Sound: 10 — The music is old Western fare and it is excellent whether you are into that sort of genre or not; it is hard not to appreciate its quality. The voice acting is top notch, except for the main character Arthur Morgan who’s voice actor is beyond top notch. Watching Arthur on screen felt like watching a breathing, living being before my eyes. The graphics had some thing to do with that, but his voice actor did the rest. The environmental sounds are unmatched.
Story: 8.0 — It’s a slow, and at times predictable, run of the mill open-world plot. It picks up 30 hours in and while it remains standard fare, there are some genuine touching, if not sad and angering moments courtesy of Arthur’s story arc. The dialog and character writing are some of the best if not the best I have seen in a game… it’s only rivaled in that department by Naughty Dog’s The Last of Us.
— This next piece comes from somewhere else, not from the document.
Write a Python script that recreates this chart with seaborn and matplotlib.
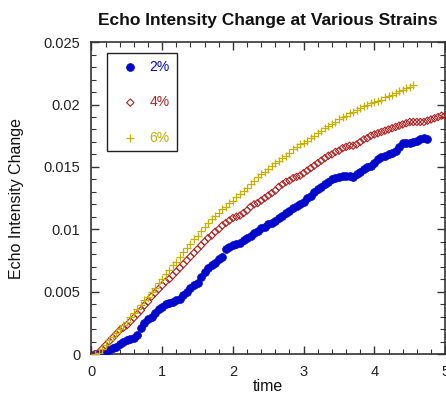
import matplotlib
matplotlib.use("Agg")
import matplotlib.pyplot as plt
from matplotlib.ticker import MultipleLocator, FuncFormatter
import seaborn as sns
import pandas as pd

# ---- data ----
time_2 = [0.05, 0.10, 0.15, 0.20, 0.25, 0.30, 0.35, 0.40, 0.45, 0.50,
          0.55, 0.60, 0.65, 0.70, 0.75, 0.80, 0.85, 0.90, 0.95, 1.00,
          1.05, 1.10, 1.15, 1.20, 1.25, 1.30, 1.35, 1.40, 1.45, 1.50,
          1.55, 1.60, 1.65, 1.70, 1.75, 1.80, 1.85, 1.90, 1.95, 2.00,
          2.05, 2.10, 2.15, 2.20, 2.25, 2.30, 2.35, 2.40, 2.45, 2.50,
          2.55, 2.60, 2.65, 2.70, 2.75, 2.80, 2.85, 2.90, 2.95, 3.00,
          3.05, 3.10, 3.15, 3.20, 3.25, 3.30, 3.35, 3.40, 3.45, 3.50,
          3.55, 3.60, 3.65, 3.70, 3.75, 3.80, 3.85, 3.90, 3.95, 4.00,
          4.05, 4.10, 4.15, 4.20, 4.25, 4.30, 4.35, 4.40, 4.45, 4.50,
          4.55, 4.60, 4.65, 4.70, 4.75]
strain_2 = [0.0000, 0.0000, 0.0001, 0.0002, 0.0003, 0.0005, 0.0006, 0.0008, 0.0010, 0.0011,
            0.0012, 0.0013, 0.0015, 0.0021, 0.0025, 0.0028, 0.0030, 0.0033, 0.0036, 0.0038,
            0.0040, 0.0041, 0.0042, 0.0043, 0.0044, 0.0047, 0.0050, 0.0053, 0.0055, 0.0057,
            0.0062, 0.0066, 0.0069, 0.0071, 0.0073, 0.0076, 0.0078, 0.0084, 0.0086, 0.0087,
            0.0088, 0.0089, 0.0091, 0.0093, 0.0095, 0.0097, 0.0099, 0.0101, 0.0102, 0.0104,
            0.0105, 0.0107, 0.0109, 0.0111, 0.0113, 0.0115, 0.0117, 0.0119, 0.0120, 0.0122,
            0.0125, 0.0127, 0.0130, 0.0132, 0.0134, 0.0136, 0.0138, 0.0140, 0.0141, 0.0142,
            0.0143, 0.0143, 0.0143, 0.0142, 0.0144, 0.0146, 0.0148, 0.0150, 0.0151, 0.0153,
            0.0156, 0.0158, 0.0159, 0.0160, 0.0161, 0.0163, 0.0166, 0.0169, 0.0169, 0.0169,
            0.0170, 0.0171, 0.0172, 0.0173, 0.0172]

time_4 = [0.05, 0.10, 0.15, 0.20, 0.25, 0.30, 0.35, 0.40, 0.45, 0.50,
          0.55, 0.60, 0.65, 0.70, 0.75, 0.80, 0.85, 0.90, 0.95, 1.00,
          1.05, 1.10, 1.15, 1.20, 1.25, 1.30, 1.35, 1.40, 1.45, 1.50,
          1.55, 1.60, 1.65, 1.70, 1.75, 1.80, 1.85, 1.90, 1.95, 2.00,
          2.05, 2.10, 2.15, 2.20, 2.25, 2.30, 2.35, 2.40, 2.45, 2.50,
          2.55, 2.60, 2.65, 2.70, 2.75, 2.80, 2.85, 2.90, 2.95, 3.00,
          3.05, 3.10, 3.15, 3.20, 3.25, 3.30, 3.35, 3.40, 3.45, 3.50,
          3.55, 3.60, 3.65, 3.70, 3.75, 3.80, 3.85, 3.90, 3.95, 4.00,
          4.05, 4.10, 4.15, 4.20, 4.25, 4.30, 4.35, 4.40, 4.45, 4.50,
          4.55, 4.60, 4.65, 4.70, 4.75, 4.80, 4.85, 4.90, 4.95, 5.00]
strain_4 = [0.0000, 0.0001, 0.0004, 0.0007, 0.0010, 0.0013, 0.0016, 0.0019, 0.0021, 0.0023,
            0.0026, 0.0029, 0.0032, 0.0035, 0.0039, 0.0042, 0.0046, 0.0049, 0.0052, 0.0055,
            0.0058, 0.0060, 0.0063, 0.0066, 0.0069, 0.0072, 0.0075, 0.0078, 0.0081, 0.0084,
            0.0087, 0.0090, 0.0093, 0.0095, 0.0098, 0.0100, 0.0103, 0.0105, 0.0107, 0.0109,
            0.0110, 0.0111, 0.0113, 0.0115, 0.0118, 0.0120, 0.0121, 0.0123, 0.0125, 0.0127,
            0.0129, 0.0131, 0.0134, 0.0136, 0.0138, 0.0139, 0.0141, 0.0142, 0.0143, 0.0145,
            0.0147, 0.0149, 0.0151, 0.0153, 0.0155, 0.0157, 0.0159, 0.0160, 0.0162, 0.0163,
            0.0165, 0.0166, 0.0167, 0.0167, 0.0168, 0.0170, 0.0172, 0.0173, 0.0175, 0.0176,
            0.0177, 0.0178, 0.0179, 0.0180, 0.0181, 0.0182, 0.0183, 0.0184, 0.0185, 0.0186,
            0.0186, 0.0186, 0.0186, 0.0186, 0.0187, 0.0188, 0.0189, 0.0190, 0.0191, 0.0191]

time_6 = [0.05, 0.10, 0.15, 0.20, 0.25, 0.30, 0.35, 0.40, 0.45, 0.50,
          0.55, 0.60, 0.65, 0.70, 0.75, 0.80, 0.85, 0.90, 0.95, 1.00,
          1.05, 1.10, 1.15, 1.20, 1.25, 1.30, 1.35, 1.40, 1.45, 1.50,
          1.55, 1.60, 1.65, 1.70, 1.75, 1.80, 1.85, 1.90, 1.95, 2.00,
          2.05, 2.10, 2.15, 2.20, 2.25, 2.30, 2.35, 2.40, 2.45, 2.50,
          2.55, 2.60, 2.65, 2.70, 2.75, 2.80, 2.85, 2.90, 2.95, 3.00,
          3.05, 3.10, 3.15, 3.20, 3.25, 3.30, 3.35, 3.40, 3.45, 3.50,
          3.55, 3.60, 3.65, 3.70, 3.75, 3.80, 3.85, 3.90, 3.95, 4.00,
          4.05, 4.10, 4.15, 4.20, 4.25, 4.30, 4.35, 4.40, 4.45, 4.50,
          4.55]
strain_6 = [0.0000, 0.0001, 0.0004, 0.0007, 0.0011, 0.0014, 0.0017, 0.0020, 0.0023, 0.0026,
            0.0030, 0.0033, 0.0036, 0.0039, 0.0043, 0.0046, 0.0050, 0.0053, 0.0057, 0.0060,
            0.0064, 0.0067, 0.0071, 0.0074, 0.0078, 0.0082, 0.0085, 0.0088, 0.0092, 0.0095,
            0.0099, 0.0102, 0.0105, 0.0108, 0.0111, 0.0113, 0.0116, 0.0118, 0.0121, 0.0123,
            0.0126, 0.0128, 0.0131, 0.0133, 0.0136, 0.0139, 0.0142, 0.0144, 0.0146, 0.0148,
            0.0151, 0.0153, 0.0155, 0.0157, 0.0159, 0.0161, 0.0164, 0.0166, 0.0168, 0.0169,
            0.0171, 0.0173, 0.0175, 0.0177, 0.0179, 0.0181, 0.0183, 0.0184, 0.0186, 0.0188,
            0.0190, 0.0191, 0.0193, 0.0194, 0.0196, 0.0197, 0.0199, 0.0200, 0.0201, 0.0202,
            0.0203, 0.0204, 0.0206, 0.0207, 0.0208, 0.0209, 0.0211, 0.0212, 0.0213, 0.0214,
            0.0216]

labels = ["2%", "4%", "6%"]
colors = ["#0008CC", "#B02020", "#C8B000"]

# ---- style ----
sns.set_style("ticks")
plt.rcParams["font.family"] = ["Liberation Sans", "DejaVu Sans"]

fig = plt.figure(figsize=(4.46, 3.94), dpi=100)
ax = fig.add_axes([0.205, 0.1015, 0.793, 0.7915])

df2 = pd.DataFrame({"time": time_2, "v": strain_2})
df4 = pd.DataFrame({"time": time_4, "v": strain_4})
df6 = pd.DataFrame({"time": time_6, "v": strain_6})

sns.scatterplot(data=df2, x="time", y="v", ax=ax, marker="o", s=32,
                color=colors[0], edgecolor=colors[0], linewidth=0.5,
                label=labels[0], zorder=3)
sns.scatterplot(data=df4, x="time", y="v", ax=ax, marker="D", s=14,
                facecolor="none", edgecolor=colors[1], linewidth=0.8,
                label=labels[1], zorder=3)
sns.scatterplot(data=df6, x="time", y="v", ax=ax, marker="+", s=32,
                color=colors[2], linewidth=0.9,
                label=labels[2], zorder=3)

ax.set_xlim(0, 5)
ax.set_ylim(0, 0.025)
ax.xaxis.set_major_locator(MultipleLocator(1))
ax.xaxis.set_minor_locator(MultipleLocator(0.2))
ax.yaxis.set_major_locator(MultipleLocator(0.005))
ax.yaxis.set_minor_locator(MultipleLocator(0.001))
ax.yaxis.set_major_formatter(FuncFormatter(lambda v, p: "0" if abs(v) < 1e-12 else f"{v:g}"))

ax.tick_params(which="both", direction="in", top=True, right=True,
               color="#333333", labelcolor="#222222", labelsize=10.5)
ax.tick_params(which="major", length=6, width=1)
ax.tick_params(which="minor", length=3.5, width=0.8)
ax.tick_params(axis="y", which="major", pad=8)
ax.tick_params(axis="x", which="major", pad=8)
for sp in ax.spines.values():
    sp.set_color("#333333")
    sp.set_linewidth(1.2)

ax.set_xlabel("time", fontsize=11.5, color="#111111", labelpad=0)
ax.set_ylabel("Echo Intensity Change", fontsize=11.5, color="#111111", labelpad=14)
fig.text(0.6, 0.948, "Echo Intensity Change at Various Strains",
         ha="center", va="center", fontsize=12.5, fontweight="bold", color="#111111")

leg = ax.legend(loc="upper left", bbox_to_anchor=(0.045, 0.965), frameon=True,
                fancybox=False, edgecolor="#222222", framealpha=1,
                fontsize=10, labelspacing=1.53, handletextpad=0.25,
                borderpad=0.5, handlelength=2.3, borderaxespad=0)
leg.get_frame().set_linewidth(1.0)
for txt, c in zip(leg.get_texts(), colors):
    txt.set_color(c)

fig.savefig("out.png", dpi=100)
Replayability: 9.5 — Could be a 10; the world has enough content for it to be a 10. Easily an 80-100 hour game. The world is just so big that it is an exhausting venture, and once I was done I just wanted to take a long break from it. I can see how some players will want to replay the campaign. (The online component was not rated or taken into consideration in this review.)
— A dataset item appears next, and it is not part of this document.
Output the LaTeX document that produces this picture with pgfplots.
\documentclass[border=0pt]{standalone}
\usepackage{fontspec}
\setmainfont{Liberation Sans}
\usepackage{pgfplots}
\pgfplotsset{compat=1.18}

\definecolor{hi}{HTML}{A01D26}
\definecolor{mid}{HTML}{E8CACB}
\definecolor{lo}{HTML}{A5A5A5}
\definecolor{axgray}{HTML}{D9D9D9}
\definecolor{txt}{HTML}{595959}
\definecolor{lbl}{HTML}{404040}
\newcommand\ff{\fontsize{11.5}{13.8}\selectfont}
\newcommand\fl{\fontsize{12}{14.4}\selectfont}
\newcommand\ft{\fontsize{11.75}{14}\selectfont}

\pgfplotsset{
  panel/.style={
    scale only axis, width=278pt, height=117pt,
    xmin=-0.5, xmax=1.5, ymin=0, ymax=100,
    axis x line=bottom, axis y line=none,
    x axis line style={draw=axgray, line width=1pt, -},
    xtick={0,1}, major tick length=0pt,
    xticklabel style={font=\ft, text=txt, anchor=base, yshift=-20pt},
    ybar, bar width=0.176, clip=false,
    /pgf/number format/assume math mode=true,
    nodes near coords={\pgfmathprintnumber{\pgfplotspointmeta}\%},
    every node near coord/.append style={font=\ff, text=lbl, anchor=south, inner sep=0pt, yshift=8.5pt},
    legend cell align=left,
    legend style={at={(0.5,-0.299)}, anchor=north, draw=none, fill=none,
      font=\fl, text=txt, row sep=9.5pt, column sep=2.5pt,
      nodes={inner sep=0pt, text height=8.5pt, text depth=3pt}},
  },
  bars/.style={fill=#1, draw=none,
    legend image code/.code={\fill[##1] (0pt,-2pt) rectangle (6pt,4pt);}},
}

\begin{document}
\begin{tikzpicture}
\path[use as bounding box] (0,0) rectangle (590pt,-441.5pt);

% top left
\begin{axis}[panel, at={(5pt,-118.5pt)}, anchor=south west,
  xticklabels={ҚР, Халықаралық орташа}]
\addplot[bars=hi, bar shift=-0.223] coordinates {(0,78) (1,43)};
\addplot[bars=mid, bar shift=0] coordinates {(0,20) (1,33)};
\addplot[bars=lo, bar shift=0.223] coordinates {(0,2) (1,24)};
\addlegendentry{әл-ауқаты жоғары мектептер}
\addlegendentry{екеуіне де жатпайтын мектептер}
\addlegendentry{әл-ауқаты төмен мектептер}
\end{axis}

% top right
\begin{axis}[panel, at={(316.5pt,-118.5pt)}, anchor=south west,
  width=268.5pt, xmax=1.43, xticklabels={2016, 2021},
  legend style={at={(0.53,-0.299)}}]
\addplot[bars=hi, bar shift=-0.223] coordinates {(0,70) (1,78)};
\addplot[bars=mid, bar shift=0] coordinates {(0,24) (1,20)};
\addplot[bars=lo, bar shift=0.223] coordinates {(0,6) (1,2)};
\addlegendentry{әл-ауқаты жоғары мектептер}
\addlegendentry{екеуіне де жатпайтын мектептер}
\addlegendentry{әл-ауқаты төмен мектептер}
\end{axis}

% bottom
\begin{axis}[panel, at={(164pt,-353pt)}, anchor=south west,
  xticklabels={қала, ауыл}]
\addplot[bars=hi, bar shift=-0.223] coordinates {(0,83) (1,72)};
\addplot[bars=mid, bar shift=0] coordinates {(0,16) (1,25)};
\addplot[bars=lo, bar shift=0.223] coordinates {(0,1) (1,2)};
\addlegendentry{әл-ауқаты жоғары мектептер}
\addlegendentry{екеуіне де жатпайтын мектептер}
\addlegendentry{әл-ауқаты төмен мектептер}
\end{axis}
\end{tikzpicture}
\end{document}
Overall: 9.0 — I actually felt guilty giving the game a 9, not because I felt it was too high a score but because at times if there was ever a game that deserved a 10 on the strength of its technical brilliance, this game would be it. However most of my 10s, if not all (Ocarina of Time, Super Mario 64, Halo, The Last of Us, God of War, and Shadow of the Colossus to name a few) were games that I couldn’t put down because I was having the time of my life with them. I wasn’t having the time of my life with RDR2. At times it was a slow drag made very bearable by just how impressive the game looks in every category conceived. In the end, I can’t recommend this game enough; it is a worthy play experience as it is truly a stunning achievement in technology, unlikely to be matched for at least a few years, and on more powerful hardware.